Hello to all the amazing Fast.ai community ! I love to help but now in the position where I would like to question some more advanced of you that have worked on similar issues of Tabular.
For my job, I successfully developed Tabular models with Fast.ai that use over 60 categorical features(country, device, etc.) and around 20 continuous features (i.e datepart). These models are now in Production but we are looking to.go further with several new values added each day, requiring us to retrain models.
I was really inspired by the performance and progress done by transfer learning inside of vision (Resnet) and text (ULMfit), but have not seen any research on tabular.

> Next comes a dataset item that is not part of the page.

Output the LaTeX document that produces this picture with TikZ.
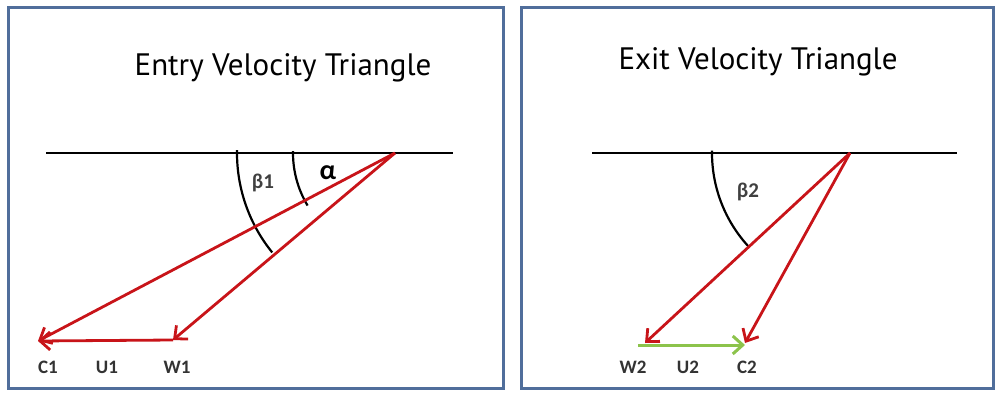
\documentclass[tikz,border=0pt]{standalone}
\usepackage{fontspec}
\setmainfont{PT Sans}
\newfontfamily\lblfont{Carlito}
\usetikzlibrary{arrows.meta, positioning, calc}
\definecolor{vred}{RGB}{200,20,25}
\definecolor{vgreen}{RGB}{140,195,75}
\definecolor{panel}{RGB}{80,110,155}

\begin{document}
\begin{tikzpicture}[x=1pt, y=1pt, >={Straight Barb[length=10pt, width=18pt]},
    frame/.style={draw=panel, line width=3pt},
    base/.style={draw, line width=2.2pt},
    vec/.style={->, draw=vred, line width=2.8pt},
    uvec/.style={->, draw=vgreen, line width=3pt},
    angarc/.style={draw, line width=2.2pt},
    lbl/.style={font=\lblfont\bfseries\fontsize{19}{22}\selectfont, text=black!80},
    ang/.style={font=\lblfont\bfseries\fontsize{21}{24}\selectfont, text=black!75},
    title/.style={font=\fontsize{31}{36}\selectfont}]
    \useasboundingbox (0,0) rectangle (995,392);
    % panels
    \draw[frame] (8,4) rectangle (503,384);
    \draw[frame] (521,4) rectangle (993,384);

    % entry triangle
    \node[title] (t1) at (283,324) {Entry Velocity Triangle};
    \coordinate (o1) at (395,239);
    \coordinate (c1) at (38,51);
    \coordinate (w1) at (173,52);
    \draw[base] (46,239) -- (453,239);
    \draw[angarc] (o1) ++(179:158) arc[start angle=179, end angle=219, radius=158];
    \draw[angarc] (o1) ++(179:102) arc[start angle=179, end angle=211, radius=102];
    \draw[vec] (o1) -- (c1);
    \draw[vec] (o1) -- (w1);
    \draw[vec] (w1) -- (c1);
    \node[ang] (b1) at (263,209) {β1};
    \node[font=\lblfont\bfseries\fontsize{28}{30}\selectfont] (a1) at (328,219) {α};
    \node[lbl] (c1l) at (48,25) {C1};
    \node[lbl] (u1l) at (107,25) {U1};
    \node[lbl] (w1l) at (177,25) {W1};

    % exit triangle
    \node[title] (t2) at (758,330) {Exit Velocity Triangle};
    \coordinate (o2) at (850,239);
    \coordinate (w2) at (645,49);
    \coordinate (c2) at (745,49);
    \coordinate (u2) at (638,47);
    \draw[base] (592,239) -- (957,239);
    \draw[angarc] (o2) ++(179:138) arc[start angle=179, end angle=223, radius=138];
    \draw[uvec] (u2) -- (c2|-u2);
    \draw[vec] (o2) -- (w2);
    \draw[vec] (o2) -- (c2);
    \node[ang] (b2) at (748,200) {β2};
    \node[lbl] (w2l) at (633,25) {W2};
    \node[lbl] (u2l) at (688,25) {U2};
    \node[lbl] (c2l) at (747,25) {C2};
\end{tikzpicture}
\end{document}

Similarly to work done by Pinterest and Instacart, I would like to reuse the fast.ai categorical embeddings to train new models with less datapoints or similar problems. Exporting the PKL, extracting the weights is simple…
But how to prune the model, and load it inside a new model; while keeping the categorical cat_codes in the same order and efficiency.
Alternatively, we could simply retrain models from scratch all the time, but we feel that would be a waste of computing…or we could load the .PTH file but that does not seem efficient to store on AWS and still does not tell me how to add the new DataBunch.
I’ve followed 2018 FL pt1&2 and DL 2019, I researched several times the forums for different keywords, as well as Google, Github, to find a clear way to do it.
Would extremely appreciate some help !